You’ve performed all over the world. How do audiences differ from each country in terms of what they laugh at, and what they connect with?
The taste for stand up has really become universal. Everybody on Earth watches YouTube. Everybody has access to the same stuff. I think that’s why there’s more and more cross-pollination with international comedians coming over to America, and more American comedians performing overseas. With that said, it obviously depends on what type of audience turns up for the show. No matter where you are, it’s just about the type of audience. Funny is funny.
AZHAR USMAN WISDOM
What were your thoughts on Louis C.K.’s controversial SNL set?
I thought it was inspirational, because in ONE SET he confronted the 3 biggest taboo subjects in this order: Racism, the Middle East, and pedophilia. He tackled a 3-headed demon and made it remarkable! He took topics that most people refuse to touch, and he made them hilarious. It’s inspiring to me to watch one of the greats do that.
What do you think it takes to get to that top level in comedy?
To me, that’s the promise land. And right now, I’m on the trek through the desert, dying. But, I believe that I can make it to the promise land if I just keep going. You’re either gonna die, or you’re gonna make it. It’s a binary outcome. So, just never give up. Keep doing what you’re doing.
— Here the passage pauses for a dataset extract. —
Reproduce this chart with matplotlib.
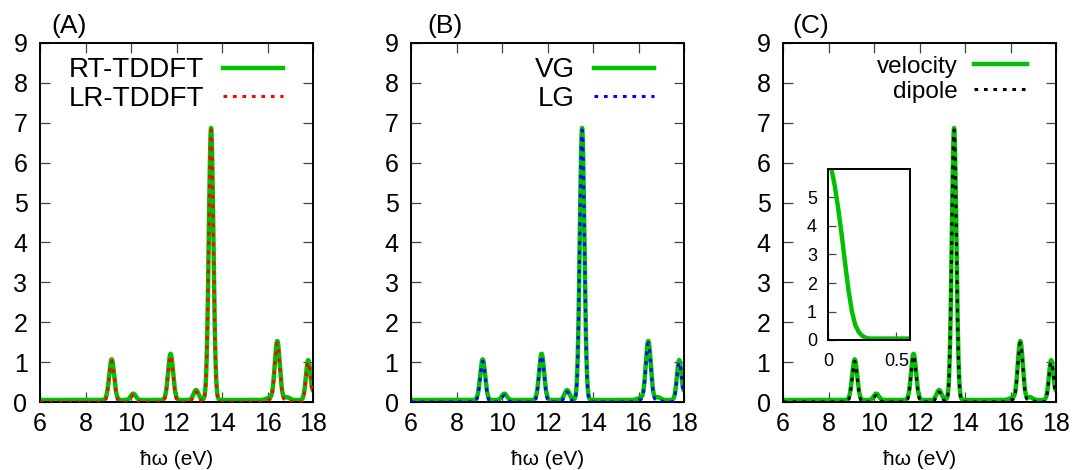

Bill Hicks once said that stand up is the hardest thing there is to do. Why do you think that is?
Seinfeld calls stand up comedy “The great journey into the self”. You have to have the courage and the balls to REALLY do that! People used to walk out on Hicks, REGULARLY. But, he didn’t care because he said what he believed. It’s not easy to get on stage and battle demons and insecurities. Saying what you REALLY think and believe and care about, while making it funny.
Final thoughts / words of wisdom?
Ignore all the noise. Just. Get. Good. At. Stand Up. Stop complaining about why so-and-so got this or why I didn’t get that. The world doesn’t owe you shit. If you were THAT good, you’d get it! Challenge yourself. Work hard and put in the time. Put your blinders on and stay in your lane. Anybody who matters is gonna figure it out.